For when winter came, and the church was cold, I had the practices in the house, with piano accompaniment. The bright log fire—firewood is the one thing we have always been extravagant in, on principle—and the much-pillowed amateur sofa, and the chairs collected from the general stock and grouped invitingly, made the homely drawing-room a good, thawing sort of place for the storm-buffeted to come to and to sing in. Most carefully were wet wraps and umbrellas left outside, and boots rubbed and scrubbed on door-mats; and never did an evening-party show itself better bred. For that is what the choir practice came to—a "musical evening" once a week. We fell into the habit of clearing off the chants and hymns rather hastily, and devoting the bulk of our ever-extending time to experiments in the higher forms of part-singing. We were not experts, any of us, but we made up in enthusiasm what we lacked in knowledge, and ended by so distinguishing ourselves that the fame of our performances has not died out in the district yet. For although on pleasure bent, we kept an eye to business, and selected music with the secondary view of getting anthems out of it eventually. Our great achievement was Mozart's Twelfth Mass. It took us a long time, but we fumbled through it from beginning to end. And then we astonished the congregation with "Glorious is Thy Name," and "Praise the Lord, for He is Gracious," and other classic gems, as we got them perfectly.
It was my first attempt at choir-leading and—which I am sure is a very good thing for my reputation—the last. Thenceforth the parson wielded the baton. The choir that now is, which could sing the Twelfth Mass straight off as easily as look at it, if it had never seen the thing before, would feel insulted at any comparison between their work and ours; but often, when I am listening to the evening anthem, the notes of those old voices, so fervid and sincere, float back upon the tide of memory from those old days, with a heart-melting power that these finished performances will never possess, for me.
A year or two ago G. was escorting me to my seat in the cathedral through a crowd pressing into the building to some special function—I forget what—and he was accosted by a fine-looking grey-bearded gentleman, with a lady on his arm. "You don't know who that is," said G., turning to me. I looked, and knew—one of those men who used to walk so far o' nights to attend choir practice, after working at his mine all day—seven-or eight-and-twenty years before. We clasped hands with some emotion and looked at each other, and the question that sprang to our eyes was, "Do you remember the Twelfth Mass?" It was as plain as print to both of us. Then we were swept apart before I could learn where he was living, or anything about him, except that the lady on his arm was his daughter.
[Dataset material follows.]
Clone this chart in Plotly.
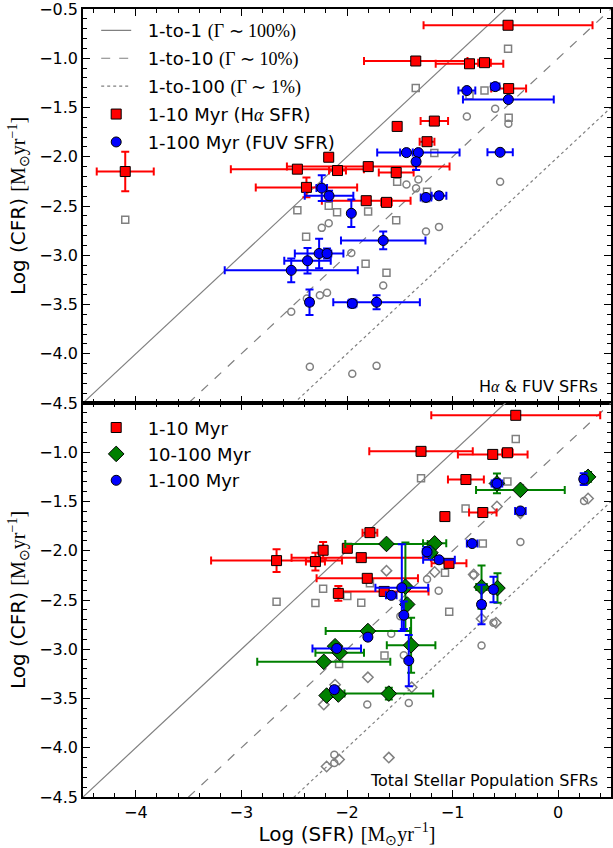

I hope many more have survived and prospered, and that they will read these words so as to know how I remember them.
CHAPTER VIII[ToC]
THE MURRAY JOURNEY
This parish, although sparsely populated, was enormous in size; it stretched out in one direction more than a hundred miles as the crow flies. And when G. went that way he rode with a fat valise on the saddle and did not return under a fortnight, during which time we were unable to communicate with each other. It was the nearest thing to being a missionary that he ever came to. There are roads and thriving townships along that route now; in our time it was the wildest Bush-track, about which lay the homesteads of the pioneer squatters, at a day's journey one from another. These good men used to welcome warmly the infrequent parson, round up their hands for service in dining-room or wool-shed, fetch in the babies born since the last visitation, and any candidates for matrimony anxious to seize a golden chance. In the case of the latter it was not unusual for the whole process of proposal, engagement, and marriage to take place during the few hours that the clergyman was available.